Il suffit de regarder les données du dernier trimestre pour saisir l’impact de cette météo en dents de scie : d’abord appels d’urgence des autorités à économiser l’eau, puis vague de décès liés à des chaleurs hors normes avant des incendies gigantesques qui ont parcouru plus de 10 000 km2 cette année en Californie.
Certains habitants du nord de l’État sont passés, en un roulement de tonnerre, des évacuations liées aux feux de forêt aux routes coupées par les pluies intenses du week-end dernier.
« Pas adaptés »
Ces variations n’ont cessé de gagner en intensité au cours de la dernière décennie et cela ne devrait pas être une surprise, relève Marty Ralph, directeur d’un centre d’étude des événements météorologiques extrêmes dans l’Ouest américain. C’est « cohérent avec ce qu’indiquaient les projections climatiques », dit le chercheur basé à San Diego.
La Californie parviendra-t-elle à traverser sans dommages de tels phénomènes ? « Je n’en sais franchement rien. Ce que je peux dire au vu des événements météorologiques des derniers mois, c’est que les Californiens ne sont pas bien adaptés au type de météo qu’ils ont actuellement, et encore moins à ce qui les attend », répond M. Mankin.
« Il sera plus difficile pour les infrastructures actuelles de recueillir suffisamment d’eau durant des périodes pluvieuses plus courtes », dit Marty Ralph.
La clef réside pour lui dans la capacité à mieux anticiper les épisodes pluvieux intenses et dans l’adaptation des canaux et des barrages. « Si nous avons un système de prévision fiable, on pourra relâcher de l’eau avant les tempêtes pour permettre d’absorber les inondations », explique-t-il.
Les pluies diluviennes ont certes mis un coup d’arrêt à la saison des incendies, mais ne suffisent pas à résoudre la sécheresse chronique qui sévit dans l’Ouest.
« La sécheresse sera toujours là la semaine prochaine.
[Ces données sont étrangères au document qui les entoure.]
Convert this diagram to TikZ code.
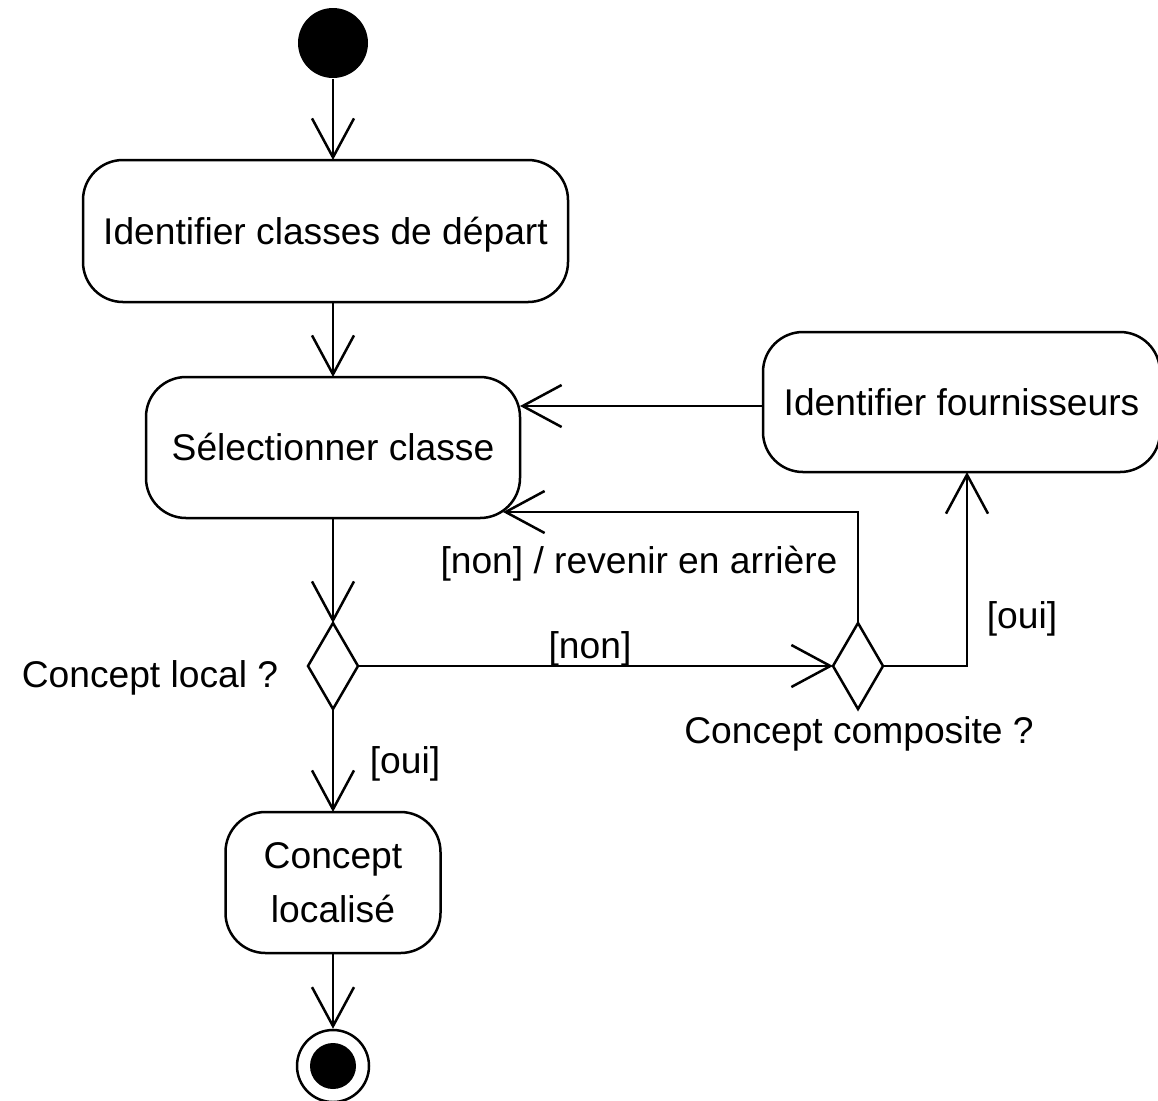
\documentclass[tikz,border=0pt]{standalone}
\usepackage{fontspec}
\setmainfont{Liberation Sans}
\usetikzlibrary{arrows.meta,shapes.geometric,calc}
\begin{document}
\begin{tikzpicture}[x=0.5pt,y=-0.5pt,
  line width=1.25pt,
  every node/.style={font=\fontsize{18.6pt}{27pt}\selectfont},
  box/.style={draw, rounded corners=20pt, inner sep=0pt, outer sep=0pt},
  action/.style={box, text height=13.3pt, text depth=0pt},
  decision/.style={draw, diamond, inner sep=0pt, outer sep=0pt,
                   minimum width=25pt, minimum height=43pt},
  flow/.style={-{Straight Barb[length=19.5pt,width=21pt]}},
  lbl/.style={anchor=base, inner sep=0pt}]
\useasboundingbox (0,0) rectangle (1158,1100);

% initial and final states
\node[circle, fill=black, minimum size=35pt, inner sep=0pt] (start) at (333,43) {};
\node[circle, draw, minimum size=36pt, inner sep=0pt] (end) at (333,1066) {};
\fill (end.center) circle (11.5pt);

% actions
\node[action, minimum width=242.5pt, minimum height=71pt] (b1) at (325.5,231) {Identifier classes de départ};
\node[action, minimum width=187pt, minimum height=70.5pt] (b2) at (333,447.5) {Sélectionner classe};
\node[action, minimum width=198.5pt, minimum height=70pt] (b3) at (961.5,402) {Identifier fournisseurs};
\node[box, align=center, minimum width=107.5pt, minimum height=70.5pt] (b4) at (333,882.5) {Concept\\localisé};

% decisions
\node[decision] (d1) at (333,666) {};
\node[decision] (d2) at (858,666) {};

% decision captions and guards
\node[lbl] (q1) at (150,687) {Concept local ?};
\node[lbl] (q2) at (859,743) {Concept composite ?};
\node[lbl] (g1) at (639,573) {[non] / revenir en arrière};
\node[lbl] (g2) at (590,658) {[non]};
\node[lbl] (g3) at (1022,628) {[oui]};
\node[lbl] (g4) at (405,773) {[oui]};

% control flows
\draw[flow] (start) -- (start |- b1.north);
\draw[flow] (b2.north |- b1.south) -- (b2.north);
\draw[flow] (b2) -- (d1);
\draw[flow] (d1) -- (d2);
\draw[flow] (d1) -- (b4);
\draw[flow] (b4) -- (end);
\draw[flow] (d2.east) -| ([xshift=2.75pt]b3.south);
\coordinate (b2c) at ($(b2.south east)+(-17,-6)$);
\draw[flow] (d2.north) |- (b2c);
\draw[flow] ([yshift=-2pt]b3.west) -- ([yshift=-2pt]b3.west -| b2.east);
\end{tikzpicture}
\end{document}
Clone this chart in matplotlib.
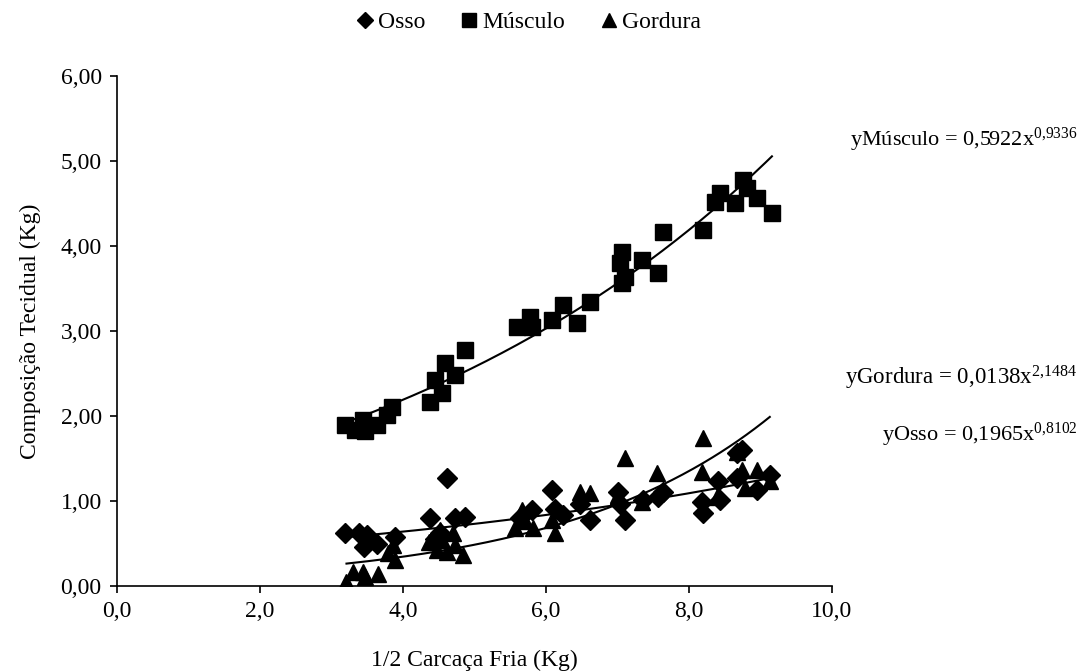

C’est comme si vous deviez 1000 dollars et que vous en gagniez 200, vous êtes toujours débiteur de 800 dollars », souligne Justin Mankin.
Pour la Californie, le changement climatique n’est pas une possibilité, c’est déjà une réalité, rappelle-t-il, alors que les leaders mondiaux s’apprêtent à se rassembler dimanche à Glasgow (Ecosse) pour la COP26, conférence cruciale pour lutter contre le réchauffement.
« Si nous limitons nos émissions (de gaz à effet de serre) — ce qui devrait être notre priorité immédiate — nous arriverons juste à éviter que cela empire. Cela ne l’empêchera pas d’arriver », prévient le chercheur.
« Ce que montrent les meilleures prédictions scientifiques disponibles, c’est que le climat est en train de changer. Il a changé et il va probablement continuer de le faire », renchérit Marty Ralph.
« C’est un mouvement très lent comparé à la vie d’un être humain. À l’échelle de la planète, c’est en un clin d’œil », dit-il.